With a huge roster of characters you would think that some of them would be short-changed but Whedon does an exceptional job of giving each of them their own moments. Without a doubt, Thor gets the best line in the film with regards to his “adopted” brother but they all get a moment to shine. The only character who doesn’t seem to fit is Jeremy Renner’s Hawkeye . While I like Renner as an actor, he may be a little too intense for the world that Whedon has created here, and he does seem a little off, and also has the least to do.
Having the flamboyant and charismatic Robert Downey Jr. in the cast you would assume that this would be Iron Man’s movie, but surprisingly it is Mark Ruffalo’s rendition of The Hulk (he is the third actor to play the role now in three tries) that steals the picture. I say surprisingly because Marvel has had two cracks at making individual Hulk movies and they just haven’t got it right (that said, I do love the Eric Bana / Ang Lee version), but Whedon has got it spot on here. He knows just how to make the Hulk work, he is a character full of angst, anger and violence but he is also quite funny and The Hulk has a couple of laugh out loud moments within the film. The first is a moment after a fight that he has been battling alongside Thor, while the other is one of the most violent yet hilarious things I’ve seen in a comic book movie towards Loki. Both moments are very small but it is moments like these that make “The Avengers” special. As I said, Mark Ruffalo plays the Hulk this time around and he does a fantastic job especially when he is his alter ego, Bruce Banner. His scenes with Downey Jr. are a highlight. Ruffalo also portrayed the character when he was The Hulk via motion capture, so Ruffalo is quite present in the performance of the Hulk as well.
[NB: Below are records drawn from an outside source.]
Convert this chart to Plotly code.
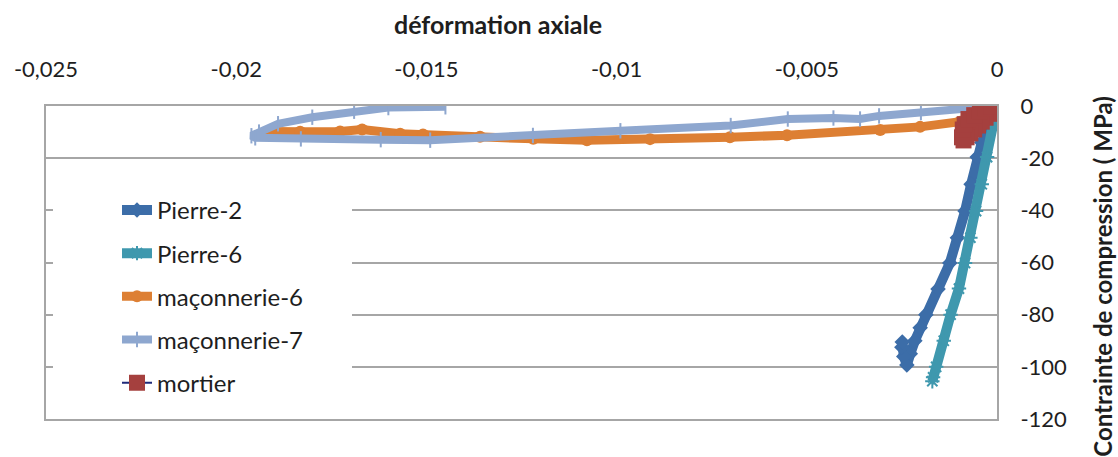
import plotly.graph_objects as go

# Axial strain (negative = shortening) and compressive stress in MPa
p2_strain = [0, -0.00012, -0.00025, -0.0004, -0.00052, -0.00068, -0.00084, -0.00104, -0.00124,
             -0.00155, -0.00187, -0.00202, -0.00216, -0.00228, -0.00237, -0.00245, -0.0025, -0.00249]
p2_stress = [0, -3, -8, -14, -19.6, -30, -40.3, -50.5, -60.2,
             -70.2, -80, -85, -90, -95, -99.3, -96, -92.5, -90.5]

p6_strain = [0, -0.0001, -0.00026, -0.0004, -0.00055, -0.0007, -0.00084, -0.001, -0.00122,
             -0.0014, -0.0016, -0.00168, -0.0017]
p6_stress = [0, -7, -19.6, -30, -40.3, -50.5, -60.2, -70, -80, -90, -100, -104, -105.5]

m6_strain = [0, -0.00058, -0.00097, -0.00202, -0.00307, -0.00552, -0.00702, -0.00912, -0.01078,
             -0.01219, -0.01359, -0.01509, -0.01569, -0.01669, -0.01727, -0.01832, -0.01916]
m6_stress = [0, -4.0, -6.0, -8.0, -9.2, -11.2, -12.0, -12.7, -13.1,
             -12.6, -11.8, -10.9, -10.6, -9.0, -9.8, -9.9, -9.8]

m7_strain = [0, -0.00045, -0.0020, -0.0031, -0.0036, -0.0043, -0.0055, -0.0070, -0.0099, -0.0122,
             -0.0149, -0.0162, -0.0183, -0.0195, -0.0196, -0.0194, -0.0189, -0.0180, -0.0169,
             -0.0160, -0.0145]
m7_stress = [0, -0.5, -2.5, -3.8, -5.0, -4.6, -5.0, -7.5, -9.5, -11.3,
             -13.1, -12.9, -12.6, -12.2, -11.4, -10.0, -6.8, -4.3, -2.0, -0.6, -0.3]

mortier_strain = [0, -0.0001, -0.0002, -0.0003, -0.0004, -0.0005, -0.0006, -0.0007, -0.0008,
                  -0.00088, -0.00092, -0.0009, -0.00085, -0.00075, -0.0006, -0.00045, -0.0003,
                  -0.00015, 0]
mortier_stress = [0, -1.5, -3, -4.5, -6, -7.5, -9, -10.5, -12,
                  -13.2, -12, -9, -7, -5, -3.5, -2, -1, -0.3, 0]

x_tick_vals = [-0.025, -0.02, -0.015, -0.01, -0.005, 0]
x_tick_text = ["-0,025", "-0,02", "-0,015", "-0,01", "-0,005", "0"]
y_tick_vals = [0, -20, -40, -60, -80, -100, -120]
y_tick_text = ["0", "-20", "-40", "-60", "-80", "-100", "-120"]

FONT = "Lato"
TEXT = "#1e1e1e"
GRID = "#a6a6a6"

fig = go.Figure()

fig.add_trace(go.Scatter(
    x=p2_strain, y=p2_stress, name="Pierre-2", legendgroup="p2", mode="lines+markers",
    line=dict(color="#3c6da8", width=10),
    marker=dict(symbol="diamond", size=12, color="#3c6da8"),
))
fig.add_trace(go.Scatter(
    x=p6_strain, y=p6_stress, name="Pierre-6", legendgroup="p6", mode="lines+markers",
    line=dict(color="#3f98ae", width=10),
    marker=dict(symbol="asterisk-open", size=12, color="#3f98ae",
                line=dict(color="#3f98ae", width=2)),
))
fig.add_trace(go.Scatter(
    x=m6_strain, y=m6_stress, name="maçonnerie-6", legendgroup="m6", mode="lines+markers",
    line=dict(color="#dd7f33", width=9),
    marker=dict(symbol="circle", size=12, color="#dd7f33"),
))
fig.add_trace(go.Scatter(
    x=m7_strain, y=m7_stress, name="maçonnerie-7", legendgroup="m7", mode="lines+markers",
    line=dict(color="#8ea7cf", width=8),
    marker=dict(symbol="line-ns-open", size=11, color="#8ea7cf",
                line=dict(color="#8ea7cf", width=2)),
))
fig.add_trace(go.Scatter(
    x=mortier_strain, y=mortier_stress, name="mortier", legendgroup="mo", mode="lines+markers",
    line=dict(color="#1f2a7a", width=2),
    marker=dict(symbol="square", size=16, color="#a5403e"),
))

# white panel behind the legend (breaks the grid lines like the legend box)
fig.add_shape(type="rect", xref="paper", yref="paper",
              x0=(53 - 46) / 951, x1=(352 - 46) / 951,
              y0=(419.5 - 414) / 313.5, y1=(419.5 - 164) / 313.5,
              fillcolor="white", line=dict(width=0), layer="above")

fig.add_annotation(text="<b>déformation axiale</b>", xref="paper", yref="paper",
                   x=(498 - 46) / 951, y=(419.5 - 24) / 313.5, showarrow=False,
                   xanchor="center", yanchor="middle",
                   font=dict(family=FONT, size=25, color=TEXT))
fig.add_annotation(text="<b>Contrainte de compression ( MPa)</b>", xref="paper", yref="paper",
                   x=(1103 - 46) / 951, y=(419.5 - 277) / 313.5, showarrow=False,
                   textangle=-90, xanchor="center", yanchor="middle",
                   font=dict(family=FONT, size=24, color=TEXT))

fig.update_layout(
    width=1118, height=457, autosize=False,
    margin=dict(l=46, r=121, t=106, b=38, pad=0),
    paper_bgcolor="white", plot_bgcolor="white",
    font=dict(family=FONT, size=22, color=TEXT),
    showlegend=True,
    legend=dict(x=(117 - 46) / 951, y=(419.5 - 188) / 313.5, xanchor="left", yanchor="top",
                bgcolor="rgba(0,0,0,0)", borderwidth=0, tracegroupgap=9,
                itemsizing="trace", font=dict(family=FONT, size=24, color=TEXT)),
    xaxis=dict(side="top", range=[-0.025, 0], tickvals=x_tick_vals, ticktext=x_tick_text,
               showgrid=False, zeroline=False, showline=True, mirror=True,
               linecolor=GRID, linewidth=2, ticks="", ticklabelstandoff=18,
               tickfont=dict(family=FONT, size=22, color=TEXT)),
    yaxis=dict(side="right", range=[-120, 0], tickvals=y_tick_vals, ticktext=y_tick_text,
               showgrid=True, gridcolor=GRID, gridwidth=2, zeroline=False,
               showline=True, mirror=True, linecolor=GRID, linewidth=2,
               ticks="", ticklabelstandoff=17,
               tickfont=dict(family=FONT, size=22, color=TEXT)),
)

fig.write_html("out.html")
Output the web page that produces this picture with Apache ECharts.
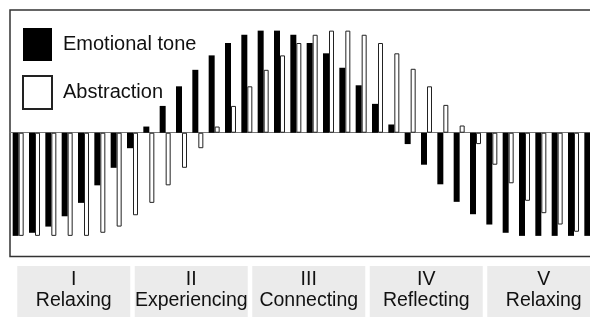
<!DOCTYPE html>
<html>
<head>
<meta charset="utf-8">
<script src="https://cdn.jsdelivr.net/npm/echarts@6/dist/echarts.min.js"></script>
<style>
  html, body { margin: 0; padding: 0; background: #fff; }
  #chart { width: 590px; height: 317px; }
</style>
</head>
<body>
<div id="chart"></div>
<script>
// segments along the session (36 visible pairs)
const segments = Array.from({ length: 36 }, (_, i) => String(i + 1));

// values (100 = full deflection)
const emotionalTone = [
  -100, -97, -91, -81, -68, -51, -34, -15, 6, 26, 45, 61,
  75, 87, 95, 99, 99, 95, 87, 77, 63, 46, 28, 8,
  -11, -31, -50, -67, -79, -89, -97, -100, -100, -100, -100, -100
];
const abstraction = [
  -100, -100, -100, -100, -100, -97, -91, -80, -68, -51, -34, -15,
  6, 26, 45, 61, 75, 87, 95, 99, 99, 95, 87, 77,
  62, 45, 27, 7, -11, -31, -49, -66, -78, -89, -96, -100
];

// phases shown under the chart
const phaseNumerals = ['I', 'II', 'III', 'IV', 'V'];
const phaseNames = ['Relaxing', 'Experiencing', 'Connecting', 'Reflecting', 'Relaxing'];

const FONT = '"Liberation Sans", Arial, Helvetica, sans-serif';

const chart = echarts.init(document.getElementById('chart'), null, { renderer: 'canvas' });

const option = {
  animation: false,
  backgroundColor: '#fff',
  legend: {
    orient: 'vertical',
    left: 22,
    top: 28,
    padding: 0,
    itemWidth: 29,
    itemHeight: 33,
    itemGap: 14,
    icon: 'rect',
    data: ['Emotional tone', 'Abstraction'],
    textStyle: {
      fontFamily: FONT,
      fontSize: 20,
      color: '#111',
      padding: [0, 0, 0, 6]
    }
  },
  grid: [
    {
      left: 10,
      width: 588,
      top: 10,
      height: 246.5,
      outerBoundsMode: 'none',
      show: true,
      borderColor: '#333',
      borderWidth: 1.5,
      backgroundColor: 'transparent'
    },
    {
      left: 15,
      width: 587.5,
      top: 266,
      height: 60,
      outerBoundsMode: 'none'
    }
  ],
  xAxis: [
    {
      gridIndex: 0,
      type: 'category',
      data: segments,
      axisLine: { onZero: true, lineStyle: { color: '#777', width: 1 } },
      axisTick: { show: false },
      axisLabel: { show: false },
      splitLine: { show: false }
    },
    {
      gridIndex: 1,
      type: 'category',
      data: phaseNames,
      axisLine: { show: false },
      axisTick: { show: false },
      axisLabel: { show: false }
    }
  ],
  yAxis: [
    {
      gridIndex: 0,
      type: 'value',
      min: -120,
      max: 119,
      axisLine: { show: false },
      axisTick: { show: false },
      axisLabel: { show: false },
      splitLine: { show: false }
    },
    {
      gridIndex: 1,
      type: 'value',
      min: 0,
      max: 1,
      show: false
    }
  ],
  series: [
    {
      name: 'Emotional tone',
      type: 'bar',
      xAxisIndex: 0,
      yAxisIndex: 0,
      data: emotionalTone,
      barWidth: 6,
      barGap: '0%',
      itemStyle: { color: '#000' }
    },
    {
      name: 'Abstraction',
      type: 'bar',
      xAxisIndex: 0,
      yAxisIndex: 0,
      data: abstraction,
      barWidth: 5,
      barGap: '0%',
      itemStyle: { color: '#fff', borderColor: '#222', borderWidth: 1 }
    },
    {
      name: 'phases',
      type: 'bar',
      xAxisIndex: 1,
      yAxisIndex: 1,
      data: phaseNames.map(() => 1),
      barWidth: 113,
      silent: true,
      itemStyle: { color: '#ebebeb' },
      label: {
        show: true,
        position: 'insideTop',
        distance: 3,
        fontFamily: FONT,
        fontSize: 19.5,
        lineHeight: 21,
        color: '#111',
        formatter: (p) => phaseNumerals[p.dataIndex] + '\n' + phaseNames[p.dataIndex]
      }
    }
  ]
};

chart.setOption(option);
</script>
</body>
</html>
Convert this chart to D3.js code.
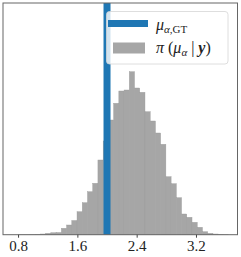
<!DOCTYPE html>
<html>
<head>
<meta charset="utf-8">
<script src="https://cdn.jsdelivr.net/npm/d3@7"></script>
<style>
  html, body { margin: 0; padding: 0; background: #fff; }
  svg { display: block; }
</style>
</head>
<body>
<svg id="chart" width="241" height="257"></svg>
<script>
// ---- data ----
const binStart = 0.82;
const binWidth = 0.0705;
const counts = [1, 1, 3, 5, 7, 14, 20, 22, 64, 97, 142, 230, 320, 430, 514, 747,
                937, 1147, 1314, 1437, 1447, 1630, 1467, 1424, 1230, 1137, 1017, 904,
                580, 510, 370, 207, 174, 124, 74, 30, 14, 7, 4, 1];
const gtValue = 2.0;
const xTicks = [0.8, 1.6, 2.4, 3.2];
const xDomain = [0.597, 3.76];
const yMax = 2317;

(function () {
  // ---- layout ----
  const mLeft = 3, mRight = 237.5, mTop = 3, mBottom = 234.7;
  const svg = d3.select("#chart");
  const x = d3.scaleLinear().domain(xDomain).range([mLeft, mRight]);
  const y = d3.scaleLinear().domain([0, yMax]).range([mBottom, mTop]);
  const serif = "'Liberation Serif', 'DejaVu Serif', serif";

  const bins = counts.map((c, i) => ({x0: binStart + i * binWidth, x1: binStart + (i + 1) * binWidth, c}));

  svg.append("g").selectAll("rect").data(bins).join("rect")
    .attr("x", d => x(d.x0))
    .attr("width", d => x(d.x1) - x(d.x0))
    .attr("y", d => y(d.c))
    .attr("height", d => y(0) - y(d.c))
    .attr("fill", "#a6a6a6")
    .attr("stroke", "#9c9c9c")
    .attr("stroke-width", 0.4);

  // GT line
  svg.append("line")
    .attr("x1", x(gtValue)).attr("x2", x(gtValue))
    .attr("y1", mTop).attr("y2", mBottom)
    .attr("stroke", "#1f77b4").attr("stroke-width", 7);

  // frame
  svg.append("rect")
    .attr("x", mLeft).attr("y", mTop)
    .attr("width", mRight - mLeft).attr("height", mBottom - mTop)
    .attr("fill", "none").attr("stroke", "#666").attr("stroke-width", 1);

  // axis
  const axis = d3.axisBottom(x).tickValues(xTicks).tickSize(3).tickPadding(3)
    .tickFormat(d3.format(".1f"));
  const gx = svg.append("g").attr("transform", `translate(0,${mBottom})`).call(axis);
  gx.select(".domain").remove();
  gx.selectAll(".tick line").attr("stroke", "#444");
  gx.selectAll(".tick text")
    .attr("font-family", serif)
    .attr("font-size", 15).attr("fill", "#222");

  // legend
  const lg = svg.append("g");
  lg.append("rect")
    .attr("x", 106.5).attr("y", 11.5).attr("width", 121.5).attr("height", 52.5)
    .attr("rx", 3).attr("fill", "#fff").attr("fill-opacity", 0.8)
    .attr("stroke", "#d6d6d6").attr("stroke-width", 0.8);
  lg.append("line").attr("x1", 108).attr("x2", 148).attr("y1", 23.5).attr("y2", 23.5)
    .attr("stroke", "#1f77b4").attr("stroke-width", 7);
  lg.append("rect").attr("x", 113).attr("y", 42.5).attr("width", 32).attr("height", 11)
    .attr("fill", "#a6a6a6");

  const t1 = lg.append("text").attr("x", 156).attr("y", 29.5)
    .attr("font-family", serif).attr("font-size", 16).attr("fill", "#222");
  t1.append("tspan").attr("font-style", "italic").text("μ");
  t1.append("tspan").attr("font-size", 11).attr("dy", 3).attr("font-style", "italic").text("α");
  t1.append("tspan").attr("font-size", 11).text(",GT");

  const t2 = lg.append("text").attr("x", 156).attr("y", 53)
    .attr("font-family", serif).attr("font-size", 16).attr("fill", "#222");
  t2.append("tspan").attr("font-style", "italic").text("π");
  t2.append("tspan").text(" (");
  t2.append("tspan").attr("font-style", "italic").text("μ");
  t2.append("tspan").attr("font-size", 11).attr("dy", 3).attr("font-style", "italic").text("α");
  t2.append("tspan").attr("dy", -3).text(" | ");
  t2.append("tspan").attr("font-style", "italic").attr("font-weight", "bold").text("y");
  t2.append("tspan").text(")");
})();
</script>
</body>
</html>
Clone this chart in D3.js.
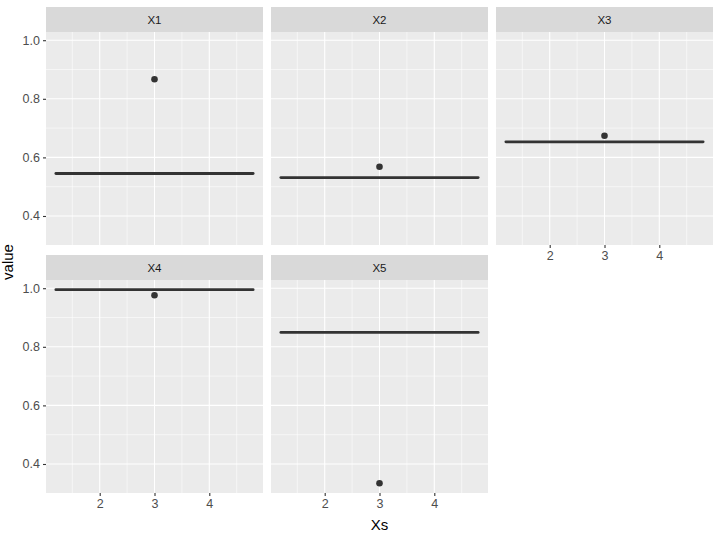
<!DOCTYPE html>
<html>
<head>
<meta charset="utf-8">
<script src="https://cdn.jsdelivr.net/npm/d3@7"></script>
<style>
  body { margin: 0; background: #fff; }
  svg { font-family: "Liberation Sans", Arial, sans-serif; }
</style>
</head>
<body>
<div id="chart"></div>
<script>
// facet data
const facets = ["X1", "X2", "X3", "X4", "X5"];
const lineValues = [0.545, 0.531, 0.653, 0.995, 0.849];
const pointValues = [0.867, 0.568, 0.674, 0.976, 0.334];
const pointX = 3;
const lineStart = 1.2;
const lineEnd = 4.8;
const xTicks = [2, 3, 4];
const yTicks = [0.4, 0.6, 0.8, 1.0];

const width = 717, height = 536;
const margin = { left: 46, top: 7 };
const panelW = 217, gapX = 8;
const stripH = 25, panelH = 213, gapY = 10;
const nCol = 3;

const svg = d3.select("#chart").append("svg")
    .attr("width", width)
    .attr("height", height);

// scales, ggplot-like 5% expansion
const xr = lineEnd - lineStart;
const x = d3.scaleLinear()
    .domain([lineStart - xr * 0.05, lineEnd + xr * 0.05])
    .range([0, panelW]);

const allY = lineValues.concat(pointValues);
const yMin = d3.min(allY), yMax = d3.max(allY);
const yr = yMax - yMin;
const y = d3.scaleLinear()
    .domain([yMin - yr * 0.05, yMax + yr * 0.05])
    .range([panelH, 0]);

const xMinor = [1.5, 2.5, 3.5, 4.5];
const yMinor = [0.3, 0.5, 0.7, 0.9];

facets.forEach((name, i) => {
    let col = i % nCol, row = Math.floor(i / nCol);
    let px = margin.left + col * (panelW + gapX);
    let py = margin.top + row * (stripH + panelH + gapY);

    let g = svg.append("g").attr("transform", `translate(${px},${py})`);

    // strip
    g.append("rect")
        .attr("width", panelW)
        .attr("height", stripH)
        .attr("fill", "#D9D9D9");
    g.append("text")
        .attr("x", panelW / 2)
        .attr("y", stripH / 2)
        .attr("dy", "0.35em")
        .attr("text-anchor", "middle")
        .attr("fill", "#1A1A1A")
        .style("font-size", "11.5px")
        .text(name);

    let p = g.append("g").attr("transform", `translate(0,${stripH})`);

    p.append("rect")
        .attr("width", panelW)
        .attr("height", panelH)
        .attr("fill", "#EBEBEB");

    // minor grid
    p.selectAll(".xminor").data(xMinor).enter().append("line")
        .attr("x1", d => x(d)).attr("x2", d => x(d))
        .attr("y1", 0).attr("y2", panelH)
        .attr("stroke", "#fff").attr("stroke-width", 0.55);
    p.selectAll(".yminor").data(yMinor.filter(d => y(d) >= 0 && y(d) <= panelH)).enter().append("line")
        .attr("x1", 0).attr("x2", panelW)
        .attr("y1", d => y(d)).attr("y2", d => y(d))
        .attr("stroke", "#fff").attr("stroke-width", 0.55);

    // major grid
    p.selectAll(".xmajor").data(xTicks).enter().append("line")
        .attr("x1", d => x(d)).attr("x2", d => x(d))
        .attr("y1", 0).attr("y2", panelH)
        .attr("stroke", "#fff").attr("stroke-width", 1.1);
    p.selectAll(".ymajor").data(yTicks).enter().append("line")
        .attr("x1", 0).attr("x2", panelW)
        .attr("y1", d => y(d)).attr("y2", d => y(d))
        .attr("stroke", "#fff").attr("stroke-width", 1.1);

    // horizontal line
    p.append("line")
        .attr("x1", x(lineStart)).attr("x2", x(lineEnd))
        .attr("y1", y(lineValues[i])).attr("y2", y(lineValues[i]))
        .attr("stroke", "#333333")
        .attr("stroke-width", 2.8)
        .attr("stroke-linecap", "round");

    // point
    p.append("circle")
        .attr("cx", x(pointX))
        .attr("cy", y(pointValues[i]))
        .attr("r", 3.3)
        .attr("fill", "#333333");

    // y axis on first column
    if (col === 0) {
        let ya = p.append("g")
            .call(d3.axisLeft(y).tickValues(yTicks).tickSize(3).tickPadding(3).tickFormat(d3.format(".1f")));
        ya.select(".domain").remove();
        ya.selectAll("line").attr("stroke", "#333333").attr("stroke-width", 1.1);
        ya.selectAll("text").attr("fill", "#4D4D4D").style("font-size", "12.5px").style("font-family", "inherit");
    }

    // x axis where no panel below
    let hasBelow = i + nCol < facets.length;
    if (!hasBelow) {
        let xa = p.append("g")
            .attr("transform", `translate(0,${panelH})`)
            .call(d3.axisBottom(x).tickValues(xTicks).tickSize(3).tickPadding(3).tickFormat(d3.format("d")));
        xa.select(".domain").remove();
        xa.selectAll("line").attr("stroke", "#333333").attr("stroke-width", 1.1);
        xa.selectAll("text").attr("fill", "#4D4D4D").style("font-size", "12.5px").style("font-family", "inherit");
    }
});

// axis titles
svg.append("text")
    .attr("x", margin.left + (panelW * 3 + gapX * 2) / 2)
    .attr("y", 530)
    .attr("text-anchor", "middle")
    .attr("fill", "#000")
    .style("font-size", "15px")
    .text("Xs");

svg.append("text")
    .attr("transform", "translate(13,262) rotate(-90)")
    .attr("text-anchor", "middle")
    .attr("fill", "#000")
    .style("font-size", "15px")
    .text("value");
</script>
</body>
</html>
Everyone else plays their roles admirably with Scarlett Johansson looking incredibly sexy as Black Window, and while Loki himself may be a bit of a limp villain, I very much liked Tom Hiddleston’s performance in the role. I felt he was much better here than he was in the same role for “Thor”. The only acting letdown in the film is Samuel L. Jackson as Nick Fury. I have never been a fan of Jackson’s portrayal of Fury, it has just never seemed right. Fury was always a tough son of a bitch who was always gruff and grouchy, however Jackson portrays him so flatly that he comes across as boring and he gives the man no strength at all.
Another spot where Whedon earns top marks is during the finale when all of the action kicks in. Although the action has an epic feel to it, Whedon has confined it basically to within one city block to make it feel more intimate. It is only about these characters fighting against the odds and not those who will be affected if they fail. Thankfully Whedon knows how to shoot these action scenes effectively and unlike the recent “The Hunger Games” doesn’t resort to the use of shaky cam, which shock horror, gives the audience the ability to see and understand everything that is going on.
Finally I have to say that enough is enough with the Stan Lee cameos in these Marvel films. What used to be cool, has now become groan inducing and when his cameo appeared near the end of “The Avengers” I seriously rolled my eyes. Give it a rest guys, that joke is done!
Overall with the exception of the terrible opening 45 minutes, I found Joss Whedon’s “The Avengers” to be a superior superhero film. While it still hasn’t ousted “Spiderman 2” as my favourite comic book movie, it was very good indeed. The surprising hilarity of The Hulk stole the film for me and I was very impressed (and thankful) for the overall fun tone of the film. While I still think that “The Avengers” is overrated, it is still an easy recommendation.